Our first solo project for the Metis data science bootcamp would be a prediction model. Linear regression. I looked around my room and saw my collection of Funko Pop! Figures. Even though I tried not to fall into the rabbit hole of collecting, my initial focus on the Seattle Seahawks, Green Lantern, and Scarlet Witch only had grown drastically over the years. I was aware of the Pop Price Guide (PPG) when searching for figures in the past. So I had a topic that interested me and a source to get some features. I thought it was too much of a niche topic and that it may not be taken seriously, and continued searching for alternatives. But as I continued searching, I kept thinking about the potential of a Funko Pop! Project. I definitely enjoyed the topic and therefore was more likely to enjoy the project. Still reeling at the beginning of the bootcamp, the sooner I decided on a project, the more work I could get done. Funko was a company I admired, and who knows, maybe they would see this project someday. As the desire to do the project grew and grew, I took the leap and planned my next steps.
Who could even use my predictor? As with many products, I personally fall into the category of potential users. I don’t have unlimited funds to buy large amounts of figures, nor could I compete to get the exclusive ones at conventions. Then there’s the issue of where to put them all. I’m currently at the point of just putting my entire collection into a box. My shelves are overwhelmed and there are some who don’t see the light of day anyways. It’s costly to store large collections, so my predictor could be useful for better buying decisions. But it’s not just buying decisions, being able to predict prices might help inform selling decisions, whether to hold onto a figure for a rainy day.
One of our first lectures was on web-scraping.
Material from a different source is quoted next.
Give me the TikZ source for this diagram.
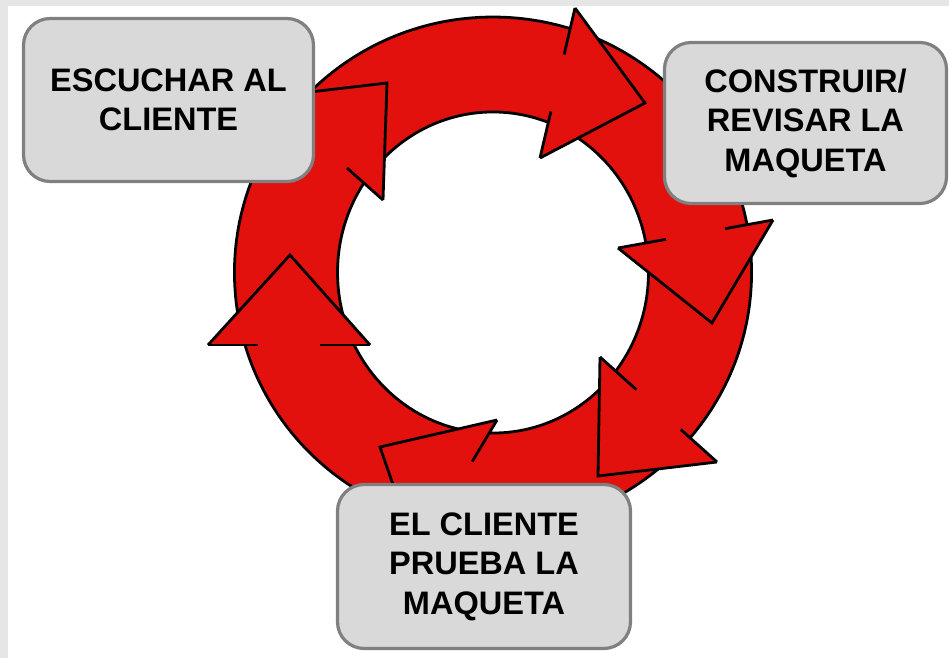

I wanted to practice this skill and first focused on PPG. I had wanted to see if there were additional data sources I could use, but seeing that Funko’s mobile app also drew its price data from PPG, I settled on focusing solely on PPG. After determining that the pages had to be loaded dynamically, I decided that I would have to use Selenium of the scrapers we learned. I then went on to plan out how to scrape what I needed. After much trial and error, and some false starts, I ran my scraper overnight to not burden the site nor interfere with lectures. PPG has now switched to a scroll to get more results, but at the time of my project, they were listed ten figures a page. Starting from the page filtered to only “Vinyl Pops”, I had my scraper go through each page and grab the link for each figure, and in the cases of figures with variants, to dig into the page listing the variants, and grabbing those links. Afterwards, I would then take the list of links and pull the values for the various features I was after.
I had tried to pull the specific feature values I had chosen during my scraping. Each page listed what series the figures may have been a part of (ex. TV Shows, NFL, Funko’s mascot Freddy Funko). In addition, details such as the dimensions of the figure, and properties, such as if they were glow-in-the-dark, and sometimes production numbers were also available on the pages.
I was still relatively new to using Python and Pandas, so data cleaning took a lot of my time as I learned by making mistakes until I got what I wanted done. For loops abound, but results were more important than efficiency at this point of my journey. I definitely came back to cleaning over and over as I found hiccups along the way, such as years not in time format, finding more missing values, or flattening my category list of lists. By the end of my project, I knew I would have to come back to continue cleaning the data.
With a singular model to focus on, Linear Regression, the biggest hurdle I had to face was to figure out which features to use for my model. This was where my difficulties understanding and coding what I wanted to do came into play. Without being able to properly use GradientSearchCV and GridSearchCV, I went ahead and manually added and removed features as I did cross-validation, trying out my own polynomials and interaction terms. Using LASSO regularization to give me some ideas, I was able to come to my final model.
Our instructor had said sometimes real world models may have R scores of 0.6. My train scores started in the high 20s and the one I ended up with were mid-40s. I ran it on the test set and got 0.22. Well, that means my model could only explain so much variance. It should’ve made sense, the majority of my features were categorical features that were binarized. How could that really tell you a price? After I slept on it, I was certain I would have to revisit this project. Time-series data and analysis was an extra level that introduced difficulties that I had initially avoided and was a topic we would learn on. The price of the figures from a month ago, three months, even a year would serve as perfect starting points. It was what was missing to help determine a $10 figure from a $13,000 figure. I knew once I have the time, I could improve the prediction of my model, and look forward to doing so.